News / Council

City on track for new name within three months

The future name of Moreland will be drawn from local Indigenous language

Mark Phillips
UPDATED: Thursday, March 10, 2022


THE City of Moreland will have a new Indigenous name before the end of June under a timeline endorsed by the council on Wednesday night.

The renaming process will ensure that the municipality is renamed in the language of the traditional occupants of the area, the Wurundjeri Woi-wurrung people.

Moreland residents and ratepayers will be provided with an opportunity for feedback, but the new name will be decided without a community plebiscite or referendum.

A short list of traditional language names is being prepared by the Wurundjeri Woi Wurrung Cultural Heritage Aboriginal Corporation, the organisation which first raised concerns about historical slavery links to the name of Moreland late last year.

The council has no legal obligation to consult the community about the name change but will use it as an opportunity for education about the area’s history of Indigenous dispossession and genocide.

Councillors voted 7-3 on Wednesday to adopt a recommended eight-week community engagement program for the renaming of the city.

Mayor Mark Riley said the renaming of Moreland would provide a forum for truth telling and reconciliation with the area’s traditional owners.

A special council meeting will be held this month to receive the shortlist of names, and the process will then start with a survey to be letterboxed throughout the municipality.

Consultation will be held from March 18 to May 15, with a strong emphasis on educating the present-day community about why renaming Moreland will contribute towards reconciliation and healing with First Nations peoples.

Another special council meeting in June will decide on the recommended new name that will be put forward to the Minister for Local Government, Shaun Leane, for final approval.

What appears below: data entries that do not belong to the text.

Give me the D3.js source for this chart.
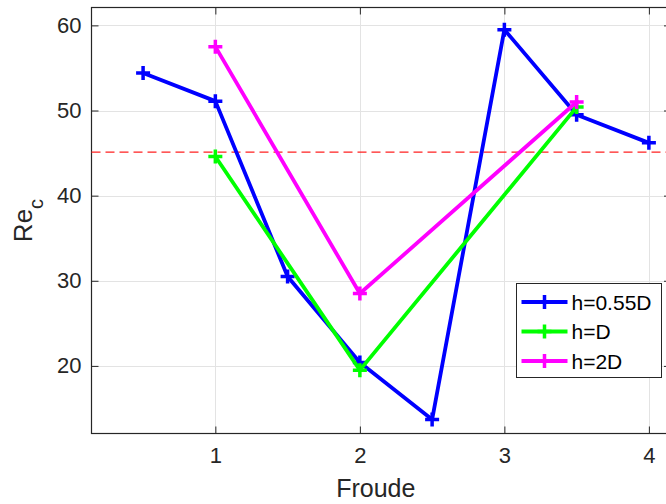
<!DOCTYPE html>
<html>
<head>
<meta charset="utf-8">
<script src="https://cdn.jsdelivr.net/npm/d3@7"></script>
<style>
  html, body { margin: 0; padding: 0; background: #fff; }
  svg { display: block; font-family: "Liberation Sans", Arial, Helvetica, sans-serif; }
</style>
</head>
<body>
<svg id="chart" width="666" height="504"></svg>
<script>
// Critical Reynolds number versus Froude number for three depths
const froudeBlue = [0.5, 1, 1.5, 2, 2.5, 3, 3.5, 4];
const recBlue    = [54.4, 51.1, 30.5, 20.4, 13.7, 59.5, 49.5, 46.2];
const froudeGreen = [1, 2, 3.5];
const recGreen    = [44.6, 19.5, 50.4];
const froudeMagenta = [1, 2, 3.5];
const recMagenta    = [57.5, 28.5, 51.0];
const seriesNames  = ["h=0.55D", "h=D", "h=2D"];
const seriesColors = ["#0000ff", "#00ff00", "#ff00ff"];
const thresholdRe = 45.1;
const xTicks = [1, 2, 3, 4];
const yTicks = [20, 30, 40, 50, 60];

const series = [
  { name: seriesNames[0], color: seriesColors[0], x: froudeBlue, y: recBlue },
  { name: seriesNames[1], color: seriesColors[1], x: froudeGreen, y: recGreen },
  { name: seriesNames[2], color: seriesColors[2], x: froudeMagenta, y: recMagenta }
];

const svg = d3.select("#chart");
const box = { left: 91.5, right: 671, top: 7.5, bottom: 433.5 };

const x = d3.scaleLinear().domain([0.143, 4.153]).range([box.left, box.right]);
const y = d3.scaleLinear().domain([12.06, 62.1]).range([box.bottom, box.top]);

const axisColor = "#262626";
const gridColor = "#e3e3e3";

// grid
const grid = svg.append("g");
grid.selectAll("line.gx").data(xTicks).enter().append("line")
  .attr("x1", d => Math.round(x(d)) + 0.5).attr("x2", d => Math.round(x(d)) + 0.5)
  .attr("y1", box.top).attr("y2", box.bottom)
  .attr("stroke", gridColor).attr("stroke-width", 1);
grid.selectAll("line.gy").data(yTicks).enter().append("line")
  .attr("y1", d => Math.round(y(d)) + 0.5).attr("y2", d => Math.round(y(d)) + 0.5)
  .attr("x1", box.left).attr("x2", box.right)
  .attr("stroke", gridColor).attr("stroke-width", 1);

// axes with inward ticks on all four sides
const tickLen = 7;
const bottomAxis = d3.axisBottom(x).tickValues(xTicks).tickSize(-tickLen).tickPadding(14).tickFormat(d3.format("d"));
const topAxis = d3.axisTop(x).tickValues(xTicks).tickSize(-tickLen).tickFormat("");
const leftAxis = d3.axisLeft(y).tickValues(yTicks).tickSize(-tickLen).tickPadding(10).tickFormat(d3.format("d"));
const rightAxis = d3.axisRight(y).tickValues(yTicks).tickSize(-tickLen).tickFormat("");

function styleAxis(g) {
  g.select(".domain").remove();
  g.selectAll(".tick line").attr("stroke", axisColor).attr("stroke-width", 1);
  g.selectAll(".tick text").attr("fill", axisColor).attr("font-size", 22)
    .attr("font-family", "Liberation Sans, Arial, sans-serif");
}
svg.append("g").attr("transform", `translate(0,${box.bottom})`).call(bottomAxis).call(styleAxis);
svg.append("g").attr("transform", `translate(0,${box.top})`).call(topAxis).call(styleAxis);
svg.append("g").attr("transform", `translate(${box.left},0)`).call(leftAxis).call(styleAxis);
svg.append("g").attr("transform", `translate(${box.right},0)`).call(rightAxis).call(styleAxis);

// box outline
svg.append("rect")
  .attr("x", box.left).attr("y", box.top)
  .attr("width", box.right - box.left).attr("height", box.bottom - box.top)
  .attr("fill", "none").attr("stroke", axisColor).attr("stroke-width", 1.2);

// threshold line
svg.append("line")
  .attr("x1", box.left).attr("x2", box.right)
  .attr("y1", y(thresholdRe)).attr("y2", y(thresholdRe))
  .attr("stroke", "#ff2020").attr("stroke-width", 1.2)
  .attr("stroke-dasharray", "9,5");

// series lines and plus markers
const plot = svg.append("g");
const line = d3.line().x(d => x(d[0])).y(d => y(d[1]));
const mk = 7;
function plus(g, cx, cy, color) {
  g.append("path")
    .attr("d", `M${cx - mk},${cy}H${cx + mk}M${cx},${cy - mk}V${cy + mk}`)
    .attr("stroke", color).attr("stroke-width", 3.5).attr("fill", "none");
}
series.forEach(s => {
  const pts = s.x.map((v, i) => [v, s.y[i]]);
  plot.append("path").datum(pts)
    .attr("d", line)
    .attr("fill", "none").attr("stroke", s.color)
    .attr("stroke-width", 3.8).attr("stroke-linejoin", "round");
  const g = plot.append("g");
  pts.forEach(p => plus(g, x(p[0]), y(p[1]), s.color));
});

// axis titles
svg.append("text")
  .attr("x", (box.left + 666) / 2 - 3).attr("y", 497)
  .attr("text-anchor", "middle").attr("font-size", 25).attr("fill", axisColor)
  .text("Froude");

const yl = svg.append("text")
  .attr("transform", `translate(32,${(box.top + box.bottom) / 2}) rotate(-90)`)
  .attr("text-anchor", "middle").attr("font-size", 26).attr("fill", axisColor);
yl.append("tspan").text("Re");
yl.append("tspan").attr("baseline-shift", "sub").attr("font-size", 20).text("c");

// legend
const leg = { x: 516.5, y: 283.5, w: 145, h: 94 };
const lg = svg.append("g");
lg.append("rect")
  .attr("x", leg.x).attr("y", leg.y).attr("width", leg.w).attr("height", leg.h)
  .attr("fill", "#fff").attr("stroke", axisColor).attr("stroke-width", 1);
series.forEach((s, i) => {
  const cy = leg.y + 18.5 + i * 29.5;
  lg.append("line")
    .attr("x1", leg.x + 5).attr("x2", leg.x + 51)
    .attr("y1", cy).attr("y2", cy)
    .attr("stroke", s.color).attr("stroke-width", 3.8);
  plus(lg, leg.x + 28, cy, s.color);
  lg.append("text")
    .attr("x", leg.x + 55).attr("y", cy + 7.5)
    .attr("font-size", 21).attr("fill", "#000")
    .text(s.name);
});
</script>
</body>
</html>
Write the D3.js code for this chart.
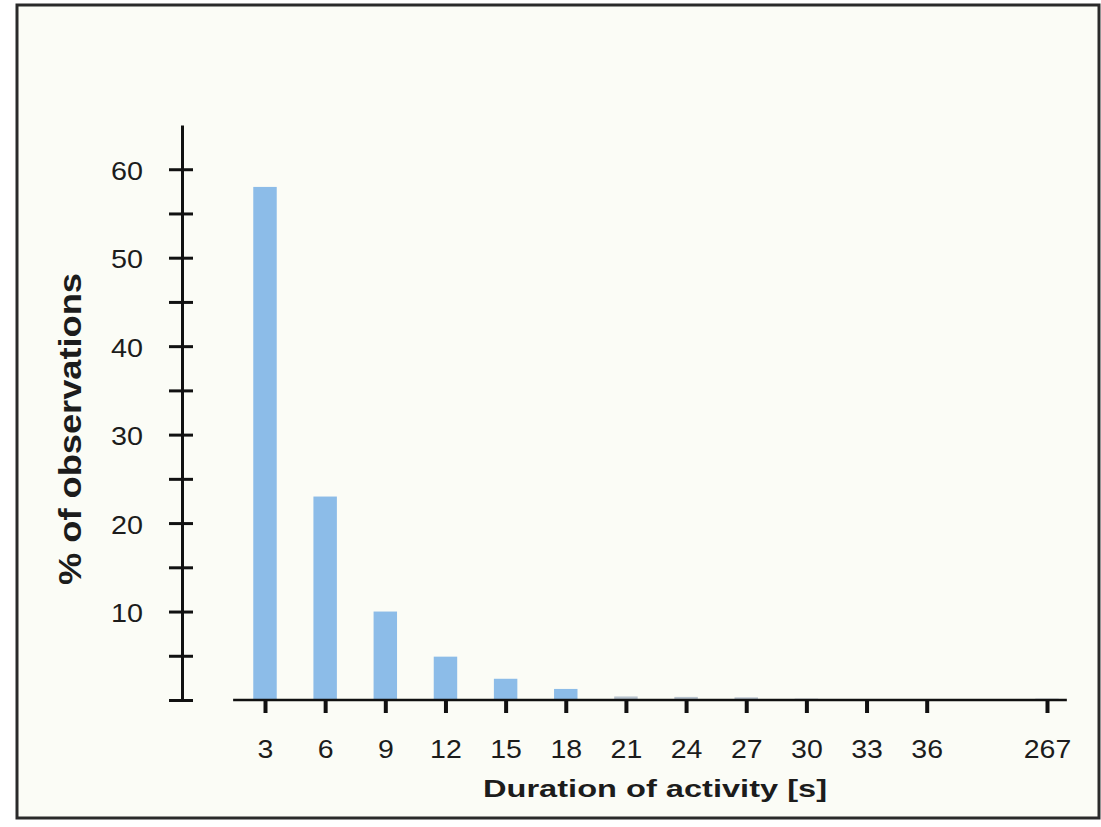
<!DOCTYPE html>
<html>
<head>
<meta charset="utf-8">
<script src="https://cdn.jsdelivr.net/npm/d3@7"></script>
<style>
  body { margin: 0; background: #ffffff; }
  text { font-family: "Liberation Sans", Arial, sans-serif; fill: #1c1c1c; }
</style>
</head>
<body>
<svg id="chart" width="1101" height="827"></svg>
<script>
// durations (s) shown on the x axis, one empty slot before the last one
var categories = ['3', '6', '9', '12', '15', '18', '21', '24', '27', '30', '33', '36', '267'];
var slots = ['3', '6', '9', '12', '15', '18', '21', '24', '27', '30', '33', '36', 'gap', '267'];
// % of observations per duration
var values = [58, 23, 10, 4.9, 2.4, 1.25, 0.4, 0.35, 0.3, 0.15, 0.1, 0.05, 0.15];
var yTicks = [0, 5, 10, 15, 20, 25, 30, 35, 40, 45, 50, 55, 60];
var yLabels = [10, 20, 30, 40, 50, 60];

var data = categories.map(function (c, i) { return { cat: c, value: values[i] }; });

var svg = d3.select('#chart');

// scanned page frame
svg.append('rect')
    .attr('x', 17).attr('y', 5)
    .attr('width', 1082).attr('height', 813)
    .attr('fill', '#fbfcf6')
    .attr('stroke', '#2a2a2a')
    .attr('stroke-width', 3);

var x = d3.scalePoint().domain(slots).range([265, 1047]);
var y = d3.scaleLinear().domain([0, 65]).range([700, 125]);
var barWidth = x.step() * 0.39;

// horizontal stretch of the scanned lettering
function stretch(sel, k) {
    sel.each(function () {
        var len = this.getComputedTextLength();
        d3.select(this).attr('textLength', len * k).attr('lengthAdjust', 'spacingAndGlyphs');
    });
}

// bars
svg.append('g').selectAll('rect')
    .data(data)
    .enter()
    .append('rect')
    .attr('x', function (d) { return x(d.cat) - barWidth / 2; })
    .attr('y', function (d) { return y(d.value); })
    .attr('width', barWidth)
    .attr('height', function (d) { return y(0) - y(d.value); })
    .attr('fill', function (d) { return d.value < 1 ? '#b7c3ce' : '#8cbce8'; });

// y axis, ticks cross the line
var yAxis = d3.axisLeft(y)
    .tickValues(yTicks)
    .tickSizeInner(0)
    .tickSizeOuter(0)
    .tickPadding(39)
    .tickFormat(function (d) { return yLabels.indexOf(d) >= 0 ? d : ''; });

var gy = svg.append('g')
    .attr('transform', 'translate(182,0)')
    .call(yAxis);
gy.select('.domain').attr('stroke', '#111').attr('stroke-width', 3);
gy.selectAll('.tick line')
    .attr('x1', -13).attr('x2', 11)
    .attr('stroke', '#111').attr('stroke-width', 3);
gy.selectAll('.tick text').attr('font-size', 25).attr('dy', '0.4em').call(stretch, 1.15);

// x axis
var xAxis = d3.axisBottom(x)
    .tickValues(categories)
    .tickSizeInner(13)
    .tickSizeOuter(0)
    .tickPadding(27);

var gx = svg.append('g')
    .attr('transform', 'translate(0,700)')
    .call(xAxis);
gx.select('.domain').remove();
gx.append('line')
    .attr('x1', x(slots[0]) - x.step() * 0.53)
    .attr('x2', x(slots[slots.length - 1]) + x.step() * 0.33)
    .attr('stroke', '#111').attr('stroke-width', 2.5);
gx.selectAll('.tick line').attr('stroke', '#111').attr('stroke-width', 4);
gx.selectAll('.tick text').attr('font-size', 25).call(stretch, 1.14);

// axis titles
svg.append('text')
    .attr('x', 655).attr('y', 797)
    .attr('text-anchor', 'middle')
    .attr('font-size', 24)
    .attr('font-weight', 'bold')
    .attr('textLength', 344)
    .attr('lengthAdjust', 'spacingAndGlyphs')
    .text('Duration of activity [s]');

svg.append('text')
    .attr('transform', 'translate(81,429) rotate(-90)')
    .attr('text-anchor', 'middle')
    .attr('font-size', 32)
    .attr('font-weight', 'bold')
    .attr('textLength', 312)
    .attr('lengthAdjust', 'spacingAndGlyphs')
    .text('% of observations');
</script>
</body>
</html>
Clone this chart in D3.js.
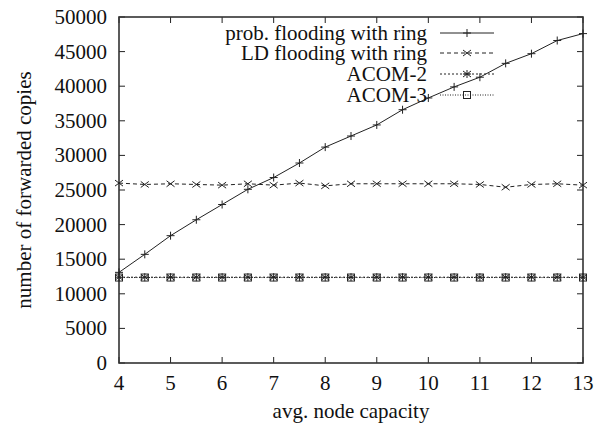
<!DOCTYPE html>
<html>
<head>
<meta charset="utf-8">
<script src="https://cdn.jsdelivr.net/npm/d3@7"></script>
<style>
  body { margin: 0; background: #fff; }
  text { font-family: "Liberation Serif", "DejaVu Serif", serif; fill: #111; }
</style>
</head>
<body>
<div class="main"></div>
<script>
// x values (avg. node capacity)
const capacity = [4, 4.5, 5, 5.5, 6, 6.5, 7, 7.5, 8, 8.5, 9, 9.5, 10, 10.5, 11, 11.5, 12, 12.5, 13];

const probFlooding = [13100, 15700, 18400, 20700, 22900, 25100, 26800, 28900, 31200, 32800, 34400, 36600,
    38300, 39900, 41300, 43300, 44700, 46600, 47600];
const ldFlooding = [26000, 25800, 25900, 25800, 25700, 25900, 25700, 26000, 25600, 25900, 25900, 25900,
    25900, 25900, 25800, 25400, 25800, 25900, 25700];
const acom2 = [12400, 12400, 12400, 12400, 12400, 12400, 12400, 12400, 12400, 12400, 12400, 12400,
    12400, 12400, 12400, 12400, 12400, 12400, 12400];
const acom3 = [12350, 12350, 12350, 12350, 12350, 12350, 12350, 12350, 12350, 12350, 12350, 12350,
    12350, 12350, 12350, 12350, 12350, 12350, 12350];

const seriesNames = ["prob. flooding with ring", "LD flooding with ring", "ACOM-2", "ACOM-3"];
const xTicks = [4, 5, 6, 7, 8, 9, 10, 11, 12, 13];
const yTicks = [0, 5000, 10000, 15000, 20000, 25000, 30000, 35000, 40000, 45000, 50000];

let width = 597;
let height = 424;
let plot = { left: 119, right: 583, top: 17, bottom: 363 };

let svg = d3.select('.main').append("svg")
    .attr("width", width)
    .attr("height", height);

let x = d3.scaleLinear().domain([4, 13]).range([plot.left, plot.right]);
let y = d3.scaleLinear().domain([0, 50000]).range([plot.bottom, plot.top]);

const fontSize = 21;

// ticks (inward, mirrored)
let tickLen = 6;
let g = svg.append("g").attr("stroke", "#222").attr("stroke-width", 1);
xTicks.forEach(t => {
    g.append("line").attr("x1", x(t)).attr("x2", x(t)).attr("y1", plot.bottom).attr("y2", plot.bottom - tickLen);
    g.append("line").attr("x1", x(t)).attr("x2", x(t)).attr("y1", plot.top).attr("y2", plot.top + tickLen);
});
yTicks.forEach(t => {
    g.append("line").attr("x1", plot.left).attr("x2", plot.left + tickLen).attr("y1", y(t)).attr("y2", y(t));
    g.append("line").attr("x1", plot.right).attr("x2", plot.right - tickLen).attr("y1", y(t)).attr("y2", y(t));
});

// frame
svg.append("rect")
    .attr("x", plot.left).attr("y", plot.top)
    .attr("width", plot.right - plot.left).attr("height", plot.bottom - plot.top)
    .attr("fill", "none").attr("stroke", "#333").attr("stroke-width", 1.6);

// tick labels
svg.selectAll(".xlab").data(xTicks).enter().append("text")
    .attr("x", d => x(d)).attr("y", 390)
    .attr("text-anchor", "middle").attr("font-size", fontSize)
    .text(d => d);
svg.selectAll(".ylab").data(yTicks).enter().append("text")
    .attr("x", 107).attr("y", d => y(d) + 7)
    .attr("text-anchor", "end").attr("font-size", fontSize)
    .text(d => d);

// axis titles
svg.append("text")
    .attr("x", (plot.left + plot.right) / 2 + 0).attr("y", 418)
    .attr("text-anchor", "middle").attr("font-size", fontSize)
    .text("avg. node capacity");
svg.append("text")
    .attr("transform", `translate(31,${(plot.top + plot.bottom) / 2}) rotate(-90)`)
    .attr("text-anchor", "middle").attr("font-size", fontSize)
    .text("number of forwarded copies");

// markers
function marker(sel, kind, cx, cy) {
    let s = 4;
    let m = sel.append("g").attr("transform", `translate(${cx},${cy})`)
        .attr("stroke", "#222").attr("stroke-width", 1).attr("fill", "none");
    if (kind === "plus" || kind === "star") {
        m.append("line").attr("x1", -s).attr("x2", s).attr("y1", 0).attr("y2", 0);
        m.append("line").attr("x1", 0).attr("x2", 0).attr("y1", -s).attr("y2", s);
    }
    if (kind === "cross" || kind === "star") {
        m.append("line").attr("x1", -s).attr("x2", s).attr("y1", -s * 0.75).attr("y2", s * 0.75);
        m.append("line").attr("x1", -s).attr("x2", s).attr("y1", s * 0.75).attr("y2", -s * 0.75);
    }
    if (kind === "square") {
        m.append("rect").attr("x", -3.5).attr("y", -3.5).attr("width", 7).attr("height", 7);
    }
}

const seriesData = [probFlooding, ldFlooding, acom2, acom3];
const dashes = [null, "4,3", "2,2", "1,1.5"];
const kinds = ["plus", "cross", "star", "square"];

let line = d3.line().x(d => x(d[0])).y(d => y(d[1]));

seriesData.forEach((vals, i) => {
    let pts = capacity.map((c, j) => [c, vals[j]]);
    svg.append("path")
        .attr("d", line(pts))
        .attr("fill", "none")
        .attr("stroke", "#222")
        .attr("stroke-width", 1)
        .attr("stroke-dasharray", dashes[i]);
    pts.forEach(p => marker(svg, kinds[i], x(p[0]), y(p[1])));
});

// legend
let legendY = [33, 53, 74, 95];
seriesNames.forEach((name, i) => {
    svg.append("text")
        .attr("x", 427).attr("y", legendY[i] + 7)
        .attr("text-anchor", "end").attr("font-size", fontSize)
        .text(name);
    svg.append("line")
        .attr("x1", 440).attr("x2", 494)
        .attr("y1", legendY[i]).attr("y2", legendY[i])
        .attr("stroke", "#222").attr("stroke-width", 1)
        .attr("stroke-dasharray", dashes[i]);
    marker(svg, kinds[i], 467, legendY[i]);
});
</script>
</body>
</html>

Mr Leane has already indicated he will support whatever decision is taken by the council.

The renaming of the city has become an urgent priority since new evidence emerged in November showing how the name derived from a Jamaican sugar plantation that used slave labour in the 18th and 19th century.

A European settler, Farquhar McCrae, gained possession of a large area of land between Moonee Ponds Creek and Sydney Road in 1839 and named it Moreland in homage to the Jamaican slave estate that had been managed by his family.

The land was sold without the permission of its traditional owners, who had been forcibly removed.

The slavery connections had been publicly known when the Kennett Government adopted the name Moreland for the new municipality formed from the amalgamation of the cities of Brunswick and Coburg in 1994. But over the subsequent decades, the links had been forgotten and current councillors said they were unaware of the origins of the name.

Moreland council voted 6-3 in December to go ahead with the name change and allocated $500,000 over two years to cover costs of rebranding council websites and significant signage.

Since then, a small group representing the council, including Mayor Mark Riley and Deputy Mayor Lambros Tapinos, have met several times with Wurundjeri Woi-wurrung elders to develop a community engagement approach for the renaming.

Concerns were raised at Wednesday night’s council meeting about the cost of the renaming and the extent of community consultation.

Cr Helen Pavlidis said the ultimate cost would be far in excess of the $500,000 budget.

“I’m left wondering in a rate-capped environment and responding to our community during a pandemic whether this is the most appropriate use of our scarce council resources,” she said.

Council chief executive officer Cathy Henderson said she was confident all “big ticket items” would cost no more than $500,000 over two years, and other costs could be met within existing budgets.

Cr Helen Davidson said she could not endorse the renaming process because there had been no consultation with the city’s residents about whether the city’s name needed to be changed at all.

“Saying we’re now consulting with the community isn’t telling the truth,” she said.

“This is a monumental change and despite the challenge it may present, community consultation is important and shouldn’t be stifled out. The whole of Moreland community should be asked if the name change is supported or not.”

Cr Riley said there would be plenty of opportunities for comments and feedback from the community over the next few months and he personally was very committed to the name change.

“I think we have a duty of care to people who were affected 183 or so years ago when the dispossession occurred and they weren’t able to get food or hunt or drink water on their land because those lands were taken [from them],” he said.

The working group will meet to consider all feedback in late May, and the final decision about the new name will be made at a special council meeting on June 1.

This article was updated from an earlier version published on Monday, March 7, with the outcome of the council meeting.